Qualitative Signals (Weight 40%) :
- Friends, family, and cab drivers offering unsolicited stock tips.
- Increased frequency of “Buy the dip” as total investment philosophy.
- Media headlines shift from “Stocks rise on fundamentals” to “Stocks rise on hope.”
- Prominent short sellers being vilified or forced to close positions (e.g., Melvin Capital in 2021).
- Regulators issuing warnings about speculative activity (SEC statements, Fed Financial Stability Reports).
8. The Final Catalyst: When to Act
Identifying a bubble is not the same as knowing the exact day of its collapse. Bubbles can persist far longer than skeptics remain solvent. The final trigger is often a “liquidity event”—a sudden, unexpected shock that forces margin calls and panic selling. This could be a corporate bankruptcy, a geopolitical crisis, a spike in oil prices, a cyberattack on a major exchange, or an unexpected interest rate hike.
When your checklist triggers three or more red flags, and the macro environment is shifting toward contraction, the prudent action is to reduce exposure to the euphoric sectors, increase cash or short-duration Treasuries, and hedge with out-of-the-money put options on broad indices. The goal is not to catch the exact top, but to survive the inevitable reversion to mean—a move that historically wipes out 50–90% of frothy assets within 12 to 18 months.
9. Common Pitfalls in Bubble Detection
- Confirmation bias: You may see a bubble only in assets you dislike. Objectively evaluate all sectors and markets.
- Recency bias: Past bubbles (2000, 2008) may cause you to sell too early in a new paradigm. A bubble can last 2–5 years; being early is the same as being wrong in terms of portfolio pain.

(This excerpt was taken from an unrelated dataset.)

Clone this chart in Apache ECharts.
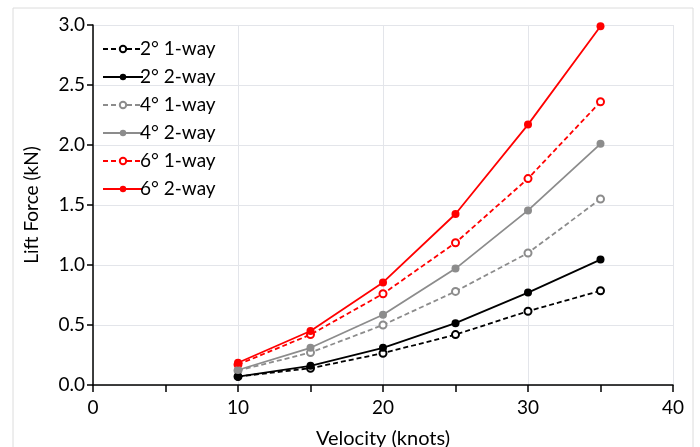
<!DOCTYPE html>
<html><head><meta charset="utf-8">
<script src="https://cdn.jsdelivr.net/npm/echarts@6/dist/echarts.min.js"></script>
<style>html,body{margin:0;padding:0;background:#fff}#c{width:700px;height:447px}</style>
</head><body><div id="c"></div>
<script>
const velocity = [10, 15, 20, 25, 30, 35];
const deg2oneWay = [0.07, 0.14, 0.265, 0.42, 0.615, 0.785];
const deg2twoWay = [0.07, 0.16, 0.31, 0.515, 0.77, 1.045];
const deg4oneWay = [0.12, 0.27, 0.50, 0.78, 1.10, 1.55];
const deg4twoWay = [0.125, 0.31, 0.585, 0.97, 1.455, 2.01];
const deg6oneWay = [0.17, 0.42, 0.76, 1.185, 1.72, 2.36];
const deg6twoWay = [0.185, 0.45, 0.855, 1.425, 2.17, 2.99];
const seriesNames = ['2° 1-way', '2° 2-way', '4° 1-way', '4° 2-way', '6° 1-way', '6° 2-way'];
const xTicks = [0, 10, 20, 30, 40];

const FONT = 'Lato';
function pairs(arr){ return velocity.map((v,i)=>[v, arr[i]]); }
function mk(name, arr, color, dashed){
  return {
    name, type:'line', data: pairs(arr),
    symbol: dashed ? 'emptyCircle' : 'circle',
    symbolSize: dashed ? 7 : 8,
    lineStyle:{color, width: 1.8, type: dashed ? [5,3] : 'solid'},
    itemStyle:{color, borderColor: color, borderWidth: dashed ? 1.6 : 0},
    z: dashed ? 2 : 3
  };
}
const chart = echarts.init(document.getElementById('c'));
chart.setOption({
  animation:false,
  graphic:[{type:'rect', shape:{x:13,y:8,width:680,height:460}, style:{fill:'none', stroke:'#dcdcdc', lineWidth:1}, silent:true}],
  grid:{left:93, right:27, top:25, bottom:62, containLabel:false, outerBoundsMode:'none'},
  legend:{
    data: seriesNames, orient:'vertical', left:97, top:33, itemGap:6, itemWidth:40, itemHeight:8,
    textStyle:{fontFamily:FONT, fontSize:19, lineHeight:22, color:'#000', padding:[0,0,0,-8]}
  },
  xAxis:{
    type:'value', min:0, max:40, interval:10,
    name:'Velocity (knots)', nameLocation:'middle', nameGap:44,
    nameTextStyle:{fontFamily:FONT, fontSize:20, color:'#000'},
    axisLine:{lineStyle:{color:'#000', width:1.5}},
    axisTick:{show:true, length:7, lineStyle:{color:'#000', width:1.5}},
    minorTick:{show:true, splitNumber:2, length:7, lineStyle:{color:'#000', width:1.5}},
    axisLabel:{fontFamily:FONT, fontSize:19, color:'#000', margin:13,
      formatter: v => xTicks.includes(v) ? String(v) : ''},
    splitLine:{show:true, lineStyle:{color:'#e3e5ea', width:1}}
  },
  yAxis:{
    type:'value', min:0, max:3, interval:0.5,
    name:'Lift Force (kN)', nameLocation:'middle', nameGap:52,
    nameTextStyle:{fontFamily:FONT, fontSize:19, color:'#000'},
    axisLine:{show:true, lineStyle:{color:'#000', width:1.5}},
    axisTick:{show:true, length:6, lineStyle:{color:'#000', width:1.5}},
    axisLabel:{fontFamily:FONT, fontSize:19, color:'#000', margin:8, formatter: v => v.toFixed(1)},
    splitLine:{show:true, lineStyle:{color:'#e3e5ea', width:1}}
  },
  series:[
    mk(seriesNames[0], deg2oneWay, '#000000', true),
    mk(seriesNames[1], deg2twoWay, '#000000', false),
    mk(seriesNames[2], deg4oneWay, '#8c8c8c', true),
    mk(seriesNames[3], deg4twoWay, '#8c8c8c', false),
    mk(seriesNames[4], deg6oneWay, '#ff0000', true),
    mk(seriesNames[5], deg6twoWay, '#ff0000', false)
  ]
});
</script></body></html>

- Ignoring global markets: Bubbles appear in specific geographies. The Japanese asset bubble (1989), the US housing bubble (2006), and the Chinese property bubble (2021) followed identical psychological patterns but were preceded by different local narratives.
- Over-reliance on a single metric: No indicator is perfect. Low rates can justify higher CAPE ratios; a CAPE of 30 in a 1% interest rate environment is different from a CAPE of 30 in a 6% environment. Always calibrate against the cost of capital.

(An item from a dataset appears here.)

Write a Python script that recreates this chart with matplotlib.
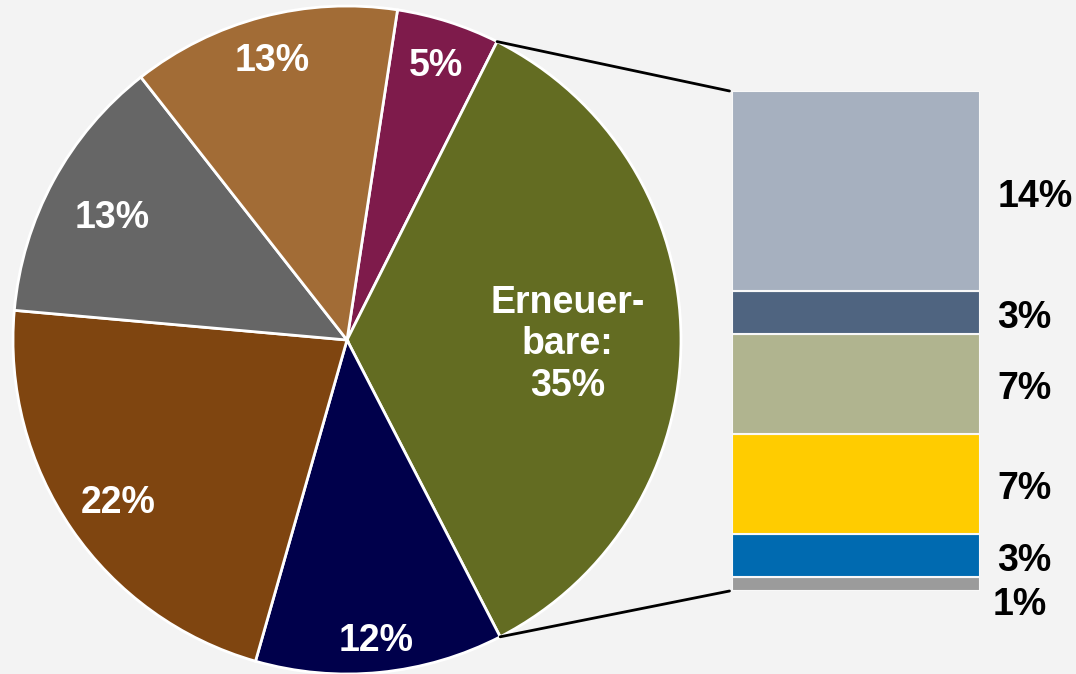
import matplotlib
matplotlib.use('Agg')
import matplotlib.pyplot as plt
from matplotlib.patches import ConnectionPatch
import numpy as np

# Daten Kreisdiagramm (im Uhrzeigersinn ab der lila Scheibe)
pie_werte = [5, 35, 12, 22, 13, 13]
pie_labels = ['5%', 'Erneuer-\nbare:\n35%', '12%', '22%', '13%', '13%']
pie_farben = ['#7e1b4b', '#636c22', '#00004b', '#7f4510', '#666666', '#a26c36']

# Daten Balken (Aufteilung Erneuerbare, von unten nach oben)
bar_werte = [1, 3, 7, 7, 3, 14]
bar_labels = ['1%', '3%', '7%', '7%', '3%', '14%']
bar_farben = ['#9b9b9b', '#006ab0', '#ffcc00', '#b0b48f', '#4f6480', '#a6b0bf']

hg = '#f3f3f3'
plt.rcParams['font.family'] = ['Liberation Sans', 'DejaVu Sans']

fig = plt.figure(figsize=(10.76, 6.74), dpi=100)
fig.patch.set_facecolor(hg)

W, H = 1076, 674
cx, cy, r = 347, 334, 334   # Mittelpunkt (von unten) und Radius in Pixel
ax1 = fig.add_axes([(cx - r) / W, (cy - r) / H, 2 * r / W, 2 * r / H])
ax1.set_facecolor(hg)

start = 81.3
wedges, _ = ax1.pie(pie_werte, colors=pie_farben, startangle=start, counterclock=False,
                    radius=1, wedgeprops=dict(edgecolor='white', linewidth=2))
for w in wedges:
    w.set_clip_on(False)
ax1.set_xlim(-1, 1)
ax1.set_ylim(-1, 1)
ax1.axis('off')

# Beschriftungen in den Scheiben
radien = [0.88, 0.66, 0.89, 0.83, 0.80, 0.88]
for w, lab, rr in zip(wedges, pie_labels, radien):
    mitte = np.deg2rad((w.theta1 + w.theta2) / 2)
    ax1.annotate(lab, (rr * np.cos(mitte), rr * np.sin(mitte)), xytext=(0, -4),
                 textcoords='offset points', ha='center', va='center',
                 color='white', fontsize=27, fontweight='bold', linespacing=1.2,
                 annotation_clip=False)

# Gestapelter Balken
bx0, bx1, by0, by1 = 732, 980, 83, 583
ax2 = fig.add_axes([bx0 / W, by0 / H, (bx1 - bx0) / W, (by1 - by0) / H])
ax2.set_facecolor(hg)
unten = 0
for wert, lab, farbe in zip(bar_werte, bar_labels, bar_farben):
    ax2.bar(0, wert, bottom=unten, width=1, color=farbe, edgecolor='#f8f8f8', linewidth=1.5,
            align='edge')
    y = unten + wert / 2
    dx = 1.07
    if lab == '1%':
        y = unten - 0.6
        dx = 1.05
    ax2.annotate(lab, (dx, y), xytext=(0, -4), textcoords='offset points',
                 ha='left', va='center', fontsize=27, fontweight='bold', color='black',
                 annotation_clip=False)
    unten += wert
ax2.set_xlim(0, 1)
ax2.set_ylim(0, sum(bar_werte))
ax2.axis('off')

# Verbindungslinien
gruen = wedges[1]
for theta, ybar in [(gruen.theta2, sum(bar_werte)), (gruen.theta1, 0)]:
    t = np.deg2rad(theta)
    con = ConnectionPatch(xyA=(np.cos(t), np.sin(t)), coordsA=ax1.transData,
                          xyB=(-0.01, ybar), coordsB=ax2.transData,
                          color='black', linewidth=2)
    fig.add_artist(con)

fig.savefig('out.png', dpi=100, facecolor=hg)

10. Case Studies: Real-World Application
- The 2000 Dot-Com Bubble: By early 2000, the Nasdaq 100 had a P/E of 200x. The CAPE exceeded 44. Margin debt had doubled in two years. IPOs of companies with “dot-com” in their name increased 10x. Yet, the narrative was dominant: “The internet is a new economy.” The turning point came when the Fed raised rates and Japan entered a recession. Those who sold in March 2000 avoided a 78% Nasdaq crash.
- The 2021 SPAC and Meme Stock Bubble: By February 2021, retail investor margin debt hit an all-time high of $835 billion. Ark Innovation (ARKK) had returned +150% in one year, trading at 100x forward sales. Dogecoin had a market cap of $50 billion with no developer activity. Google searches for “buy the dip” spiked. The signal came from the SEC issuing warnings about SPACs in March 2021. Those who reduced exposure in April 2021 avoided a 70% drawdown in ARKK by December 2022.